_JOB_: Please transcribe the data below exactly. Leave the pictures out.
## Start DATASET EXTRACT
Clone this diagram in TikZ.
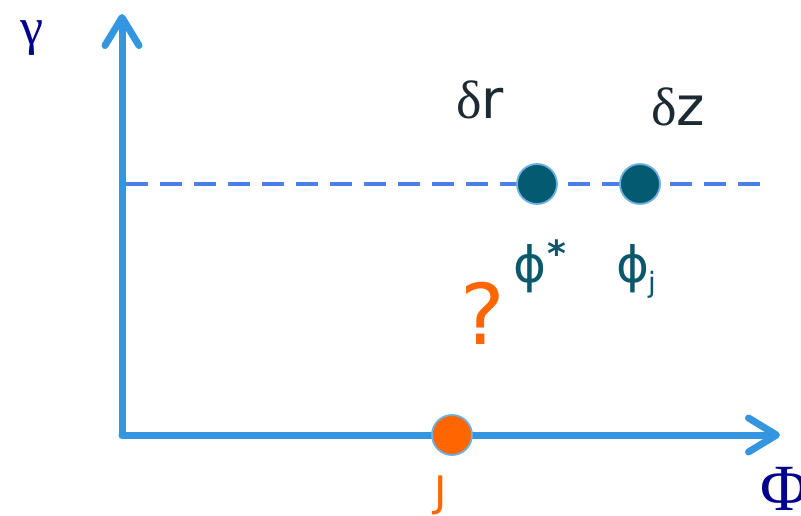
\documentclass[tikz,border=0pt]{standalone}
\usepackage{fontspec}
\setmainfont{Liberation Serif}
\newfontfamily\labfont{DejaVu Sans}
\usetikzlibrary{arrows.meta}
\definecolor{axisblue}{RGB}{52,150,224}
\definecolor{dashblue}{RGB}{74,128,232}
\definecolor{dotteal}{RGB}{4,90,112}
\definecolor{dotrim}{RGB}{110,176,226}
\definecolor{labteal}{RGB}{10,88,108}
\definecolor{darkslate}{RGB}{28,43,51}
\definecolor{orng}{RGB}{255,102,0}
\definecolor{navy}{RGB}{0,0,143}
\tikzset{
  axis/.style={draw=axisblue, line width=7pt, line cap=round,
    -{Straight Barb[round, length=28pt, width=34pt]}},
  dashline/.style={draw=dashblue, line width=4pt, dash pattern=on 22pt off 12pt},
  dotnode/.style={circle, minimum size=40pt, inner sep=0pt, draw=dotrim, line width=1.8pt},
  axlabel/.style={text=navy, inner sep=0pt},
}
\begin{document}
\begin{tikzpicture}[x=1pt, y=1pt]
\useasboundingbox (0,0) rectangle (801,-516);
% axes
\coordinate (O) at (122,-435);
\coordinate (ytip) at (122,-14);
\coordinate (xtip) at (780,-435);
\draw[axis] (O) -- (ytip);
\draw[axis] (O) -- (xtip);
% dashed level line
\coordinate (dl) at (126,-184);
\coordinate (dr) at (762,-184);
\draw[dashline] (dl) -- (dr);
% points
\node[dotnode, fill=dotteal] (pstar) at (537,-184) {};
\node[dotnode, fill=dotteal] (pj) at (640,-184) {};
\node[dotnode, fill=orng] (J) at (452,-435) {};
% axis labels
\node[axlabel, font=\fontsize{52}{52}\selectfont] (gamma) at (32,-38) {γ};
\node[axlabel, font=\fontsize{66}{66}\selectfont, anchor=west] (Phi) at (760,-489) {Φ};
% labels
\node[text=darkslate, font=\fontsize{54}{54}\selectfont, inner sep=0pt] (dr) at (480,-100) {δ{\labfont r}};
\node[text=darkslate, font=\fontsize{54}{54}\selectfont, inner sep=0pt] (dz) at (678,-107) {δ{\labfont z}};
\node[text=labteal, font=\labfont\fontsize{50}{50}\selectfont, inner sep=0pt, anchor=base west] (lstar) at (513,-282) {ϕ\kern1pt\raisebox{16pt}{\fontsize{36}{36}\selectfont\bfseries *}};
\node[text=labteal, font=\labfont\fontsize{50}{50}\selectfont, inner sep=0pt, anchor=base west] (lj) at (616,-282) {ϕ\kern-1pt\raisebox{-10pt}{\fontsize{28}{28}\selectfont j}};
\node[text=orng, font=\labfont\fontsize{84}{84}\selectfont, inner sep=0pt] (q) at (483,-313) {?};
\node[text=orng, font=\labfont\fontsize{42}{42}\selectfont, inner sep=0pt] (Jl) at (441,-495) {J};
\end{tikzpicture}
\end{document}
## End DATASET EXTRACT
_RESPONSE TO THIS TASK_:
Clone this diagram in TikZ.
\documentclass[tikz,border=0pt]{standalone}
\usepackage{fontspec}
\setmainfont{Liberation Serif}
\newfontfamily\labfont{DejaVu Sans}
\usetikzlibrary{arrows.meta}
\definecolor{axisblue}{RGB}{52,150,224}
\definecolor{dashblue}{RGB}{74,128,232}
\definecolor{dotteal}{RGB}{4,90,112}
\definecolor{dotrim}{RGB}{110,176,226}
\definecolor{labteal}{RGB}{10,88,108}
\definecolor{darkslate}{RGB}{28,43,51}
\definecolor{orng}{RGB}{255,102,0}
\definecolor{navy}{RGB}{0,0,143}
\tikzset{
  axis/.style={draw=axisblue, line width=7pt, line cap=round,
    -{Straight Barb[round, length=28pt, width=34pt]}},
  dashline/.style={draw=dashblue, line width=4pt, dash pattern=on 22pt off 12pt},
  dotnode/.style={circle, minimum size=40pt, inner sep=0pt, draw=dotrim, line width=1.8pt},
  axlabel/.style={text=navy, inner sep=0pt},
}
\begin{document}
\begin{tikzpicture}[x=1pt, y=1pt]
\useasboundingbox (0,0) rectangle (801,-516);
% axes
\coordinate (O) at (122,-435);
\coordinate (ytip) at (122,-14);
\coordinate (xtip) at (780,-435);
\draw[axis] (O) -- (ytip);
\draw[axis] (O) -- (xtip);
% dashed level line
\coordinate (dl) at (126,-184);
\coordinate (dr) at (762,-184);
\draw[dashline] (dl) -- (dr);
% points
\node[dotnode, fill=dotteal] (pstar) at (537,-184) {};
\node[dotnode, fill=dotteal] (pj) at (640,-184) {};
\node[dotnode, fill=orng] (J) at (452,-435) {};
% axis labels
\node[axlabel, font=\fontsize{52}{52}\selectfont] (gamma) at (32,-38) {γ};
\node[axlabel, font=\fontsize{66}{66}\selectfont, anchor=west] (Phi) at (760,-489) {Φ};
% labels
\node[text=darkslate, font=\fontsize{54}{54}\selectfont, inner sep=0pt] (dr) at (480,-100) {δ{\labfont r}};
\node[text=darkslate, font=\fontsize{54}{54}\selectfont, inner sep=0pt] (dz) at (678,-107) {δ{\labfont z}};
\node[text=labteal, font=\labfont\fontsize{50}{50}\selectfont, inner sep=0pt, anchor=base west] (lstar) at (513,-282) {ϕ\kern1pt\raisebox{16pt}{\fontsize{36}{36}\selectfont\bfseries *}};
\node[text=labteal, font=\labfont\fontsize{50}{50}\selectfont, inner sep=0pt, anchor=base west] (lj) at (616,-282) {ϕ\kern-1pt\raisebox{-10pt}{\fontsize{28}{28}\selectfont j}};
\node[text=orng, font=\labfont\fontsize{84}{84}\selectfont, inner sep=0pt] (q) at (483,-313) {?};
\node[text=orng, font=\labfont\fontsize{42}{42}\selectfont, inner sep=0pt] (Jl) at (441,-495) {J};
\end{tikzpicture}
\end{document}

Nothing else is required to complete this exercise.